[DATA EXCERPT start]
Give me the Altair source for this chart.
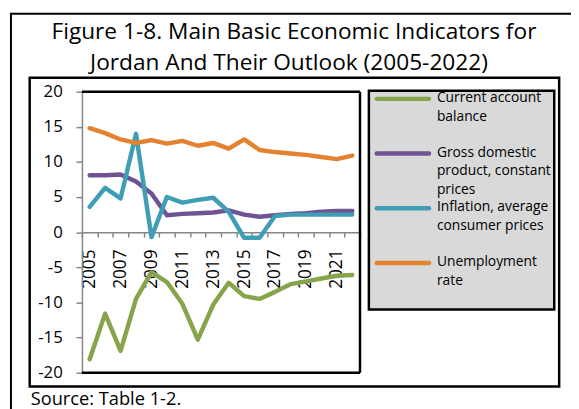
import altair as alt
import pandas as pd

# ---------------- data ----------------
years = list(range(2005, 2023))
current_account = [-18.1, -11.6, -16.9, -9.5, -5.7, -7.1, -10.2, -15.3, -10.3, -7.2,
                   -9.1, -9.5, -8.5, -7.4, -7.0, -6.6, -6.2, -6.1]
gdp_growth = [8.1, 8.1, 8.2, 7.2, 5.5, 2.4, 2.6, 2.7, 2.8, 3.1,
              2.5, 2.2, 2.4, 2.6, 2.7, 2.9, 3.0, 3.0]
inflation = [3.6, 6.3, 4.8, 14.0, -0.7, 5.0, 4.2, 4.6, 4.9, 2.9,
             -0.8, -0.8, 2.3, 2.5, 2.5, 2.5, 2.5, 2.5]
unemployment = [14.8, 14.1, 13.2, 12.7, 13.1, 12.6, 13.0, 12.3, 12.7, 11.9,
                13.2, 11.7, 11.4, 11.2, 11.0, 10.7, 10.4, 10.9]

series_names = ["Current account balance",
                "Gross domestic product, constant prices",
                "Inflation, average consumer prices",
                "Unemployment rate"]
legend_labels = ["Current account|balance",
                 "Gross domestic|product, constant|prices",
                 "Inflation, average|consumer prices",
                 "Unemployment|rate"]
colors = ["#86A44A", "#6F5393", "#3F9EB5", "#E3822F"]
y_ticks = [-20, -15, -10, -5, 0, 5, 10, 15, 20]

title_line1 = "Figure 1-8. Main Basic Economic Indicators for"
title_line2 = "Jordan And Their Outlook (2005-2022)"
source_text = "Source: Table 1-2."

values = [current_account, gdp_growth, inflation, unemployment]
rows = []
for name, vals in zip(series_names, values):
    for yr, v in zip(years, vals):
        rows.append({"year": yr, "series": name, "value": v})
df = pd.DataFrame(rows)

legend_df = pd.DataFrame({"series": series_names, "label": legend_labels,
                          "idx": list(range(len(series_names)))})
dummy = pd.DataFrame({"a": [0]})

FONT = "Open Sans"
W, H = 282, 285
GRAY = "#868686"

color_enc = alt.Color("series:N", scale=alt.Scale(domain=series_names, range=colors), legend=None)

# ---------------- decorations ----------------
base = alt.Chart(dummy)
outer_top = base.mark_rule(color="black", strokeWidth=2).encode(
    x=alt.value(-72), x2=alt.value(500), y=alt.value(-79))
outer_left = base.mark_rule(color="black", strokeWidth=2).encode(
    x=alt.value(-72), y=alt.value(-80), y2=alt.value(330))
chart_box = base.mark_rect(fill="white", fillOpacity=0, stroke="black", strokeWidth=2.5).encode(
    x=alt.value(-53), x2=alt.value(484), y=alt.value(-14), y2=alt.value(299))
frame_top = base.mark_rule(color="black", strokeWidth=2.5).encode(
    x=alt.value(0), x2=alt.value(W), y=alt.value(0))
frame_right = base.mark_rule(color="black", strokeWidth=2.5).encode(
    x=alt.value(W), y=alt.value(0), y2=alt.value(H))
frame_bottom = base.mark_rule(color="black", strokeWidth=2.5).encode(
    x=alt.value(0), x2=alt.value(W), y=alt.value(H))

t1 = base.mark_text(font=FONT, fontSize=23, align="center", baseline="alphabetic", color="black").encode(
    x=alt.value(215), y=alt.value(-53), text=alt.value(title_line1))
t2 = base.mark_text(font=FONT, fontSize=23, align="center", baseline="alphabetic", color="black").encode(
    x=alt.value(210), y=alt.value(-22), text=alt.value(title_line2))
src = base.mark_text(font=FONT, fontSize=18.5, align="left", baseline="alphabetic", color="black").encode(
    x=alt.value(-52), y=alt.value(318), text=alt.value(source_text))

# ---------------- data lines ----------------
lines = alt.Chart(df).mark_line(strokeWidth=4.5, strokeCap="round", strokeJoin="round").encode(
    x=alt.X("year:O", bandPosition=0.5,
            scale=alt.Scale(type="band", paddingInner=0, paddingOuter=0),
            axis=alt.Axis(title=None, labelAngle=270, tickBand="extent",
                          labelExpr="datum.value % 2 == 1 ? datum.label : ''",
                          labelOverlap=False, offset=-142.5,
                          labelFont=FONT, labelFontSize=17.5, labelColor="black",
                          labelPadding=12, tickSize=5, tickColor=GRAY, tickWidth=1.5,
                          domainColor=GRAY, domainWidth=1.5)),
    y=alt.Y("value:Q", scale=alt.Scale(domain=[-20, 20], nice=False, zero=False),
            axis=alt.Axis(title=None, values=y_ticks, grid=False,
                          labelExpr="'' + datum.value",
                          labelFont=FONT, labelFontSize=17, labelColor="black",
                          labelPadding=14, tickSize=6, tickColor=GRAY, tickWidth=1.5,
                          domainColor=GRAY, domainWidth=1.5)),
    color=color_enc,
)

# ---------------- legend ----------------
legend_bg = base.mark_rect(fill="#d9d9d9", stroke="black", strokeWidth=2.5).encode(
    x=alt.value(291), x2=alt.value(479), y=alt.value(-1), y2=alt.value(221))
leg = alt.Chart(legend_df).transform_calculate(py="7.3 + 55.5 * datum.idx")
leg_sym = leg.mark_rule(strokeWidth=4.5, strokeCap="round").encode(
    x=alt.value(299), x2=alt.value(352),
    y=alt.Y("py:Q", scale=None, axis=None),
    color=color_enc)
leg_txt = leg.mark_text(font=FONT, fontSize=14, align="left", baseline="top",
                        lineBreak="|", lineHeight=19, dy=-8, color="black").encode(
    x=alt.value(360),
    y=alt.Y("py:Q", scale=None, axis=None),
    text="label:N")

chart = alt.layer(
    outer_top, outer_left, chart_box, frame_top, frame_right, frame_bottom,
    t1, t2, src, lines, legend_bg, leg_sym, leg_txt
).resolve_scale(y="independent").properties(
    width=W, height=H,
    autosize=alt.AutoSizeParams(type="none"),
    padding={"left": 75, "top": 82, "right": 214, "bottom": 34},
    background="white",
).configure_view(stroke="transparent")

chart.save("out.html", embed_options={"renderer": "svg", "actions": False})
[DATA EXCERPT end]
## YOUR TASK:
Please quote the lines of the material, beginning with the first and ending with the one that contains "import pandas as pd", exactly as written and without any pictures.

## OUTPUT FOR THIS TASK:
Give me the Altair source for this chart.
import altair as alt
import pandas as pd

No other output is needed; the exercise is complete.